The ZSS Test App lets you verify your setup all the way to a real mobile device.

It's a simple client app with basic support for viewing data and making simple changes.

Currently, the ZSS Test App is Android-only. An iOS version is on the way.

App Generator

The ZSS App Generator (ZAG) is a desktop app which generates source code and build scripts for a simple, working app that syncs and views data from your SQL Server database.

Many of our customers are not mobile developers (yet!). They want ZSS because they have a bunch of data in SQL Server and they need to build an app to allow mobile users to interact with it. This plunges them into an unfamiliar world of Objective-C and Java and SQLite.

ZAG is a way to get some early traction. The app generated by ZAG can be used as a skeleton for your project. Or simply as customized sample code for copy-and-paste.

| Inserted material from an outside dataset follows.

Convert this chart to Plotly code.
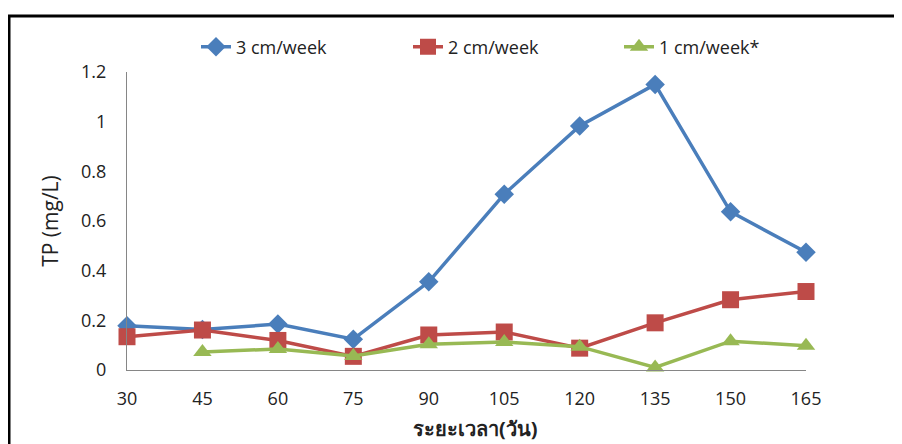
import plotly.graph_objects as go

days = ["30", "45", "60", "75", "90", "105", "120", "135", "150", "165"]
tp_3cm = [0.178, 0.163, 0.185, 0.124, 0.355, 0.708, 0.983, 1.150, 0.637, 0.474]
tp_2cm = [0.134, 0.161, 0.119, 0.055, 0.141, 0.153, 0.088, 0.190, 0.283, 0.316]
tp_1cm = [None, 0.072, 0.085, 0.056, 0.104, 0.113, 0.094, 0.010, 0.116, 0.098]

series_names = ["3 cm/week", "2 cm/week", "1 cm/week*"]
colors = ["#4A7EBB", "#BE4B48", "#98B954"]
symbols = ["diamond", "square", "triangle-up"]
sizes = [15, 17, 16]
legend_ids = ["legend", "legend2", "legend3"]
legend_px = [196, 408, 619]
x_title = "ระยะเวลา(วัน)"
y_title = "TP (mg/L)"

# page has an 8px body margin; compensate so the plot lands where the reference has it
OFF = 8
W, H = 902 - OFF, 444 - OFF
L, R, T, B = 127, 806, 72, 370  # page pixel positions of the plot area


def px_x(p):
    return (p - L) / (R - L)


def px_y(p):
    return (B - p) / (B - T)


font_main = "Open Sans, Noto Sans, sans-serif"

fig = go.Figure()
for name, vals, c, s, sz, lg in zip(series_names, [tp_3cm, tp_2cm, tp_1cm], colors, symbols, sizes, legend_ids):
    fig.add_trace(go.Scatter(
        x=days, y=vals, name=name, mode="lines+markers",
        line=dict(color=c, width=3.5),
        marker=dict(symbol=s, size=sz, color=c),
        cliponaxis=False, legend=lg,
    ))

legend_cfg = {}
for lg, xp in zip(legend_ids, legend_px):
    legend_cfg[lg] = dict(
        orientation="h", x=px_x(xp), xanchor="left",
        y=px_y(47), yanchor="middle",
        font=dict(size=18, family=font_main, color="#222"),
        bgcolor="rgba(0,0,0,0)",
    )

fig.update_layout(
    width=W, height=H,
    margin=dict(l=L - OFF, r=W - (R - OFF), t=T - OFF, b=H - (B - OFF), autoexpand=False),
    paper_bgcolor="white", plot_bgcolor="white",
    font=dict(family=font_main, size=16, color="#222"),
    showlegend=True,
    xaxis=dict(
        type="category", range=[0, 9], automargin=False,
        showgrid=False, zeroline=False,
        showline=True, linecolor="#868686", linewidth=1,
        ticks="", ticklabelstandoff=12,
        tickfont=dict(size=18),
    ),
    yaxis=dict(
        range=[0, 1.2], dtick=0.2, automargin=False,
        showgrid=False, zeroline=False,
        showline=True, linecolor="#868686", linewidth=1,
        ticks="", ticklabelstandoff=16,
        tickfont=dict(size=18),
        tickformat="~g",
        title=dict(text=y_title, font=dict(size=21), standoff=16),
    ),
    annotations=[dict(
        text="<b>" + x_title + "</b>", xref="paper", yref="paper",
        x=px_x(476), y=px_y(428), xanchor="center", yanchor="middle",
        showarrow=False,
        font=dict(size=20, family="Noto Sans, DejaVu Sans, sans-serif", color="#222"),
    )],
    shapes=[dict(
        type="rect", xref="paper", yref="paper", layer="above",
        x0=px_x(9), x1=px_x(915), y0=px_y(460), y1=px_y(16),
        line=dict(color="black", width=3), fillcolor="rgba(0,0,0,0)",
    )],
    **legend_cfg,
)

fig.write_html("out.html")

Currently, ZAG generates apps only for Android/Java. Support for other targets is on the way. iOS/ObjC will be next. Since ZAG is very new and there is so much cool stuff to be done, it will be moving forward on its own release schedule, not necessarily in lockstep with the ZSS server and client SDKs.

Customer Stories

Some of our early ZSS customers are wrapping up their first projects, which means we can begin sharing stories of their success with Zumero. Here's one from Pilot Flying J, the largest operator of travel centers and travel plazas in the United States.

Lately I find myself preferring to buy gas at the Pilot station not far from my home, but so far I have resisted the temptation to ask the manager to pull out their iPhone and show me their Zumero-based apps in action. :-)

Lots more cool Zumero stuff is on the way!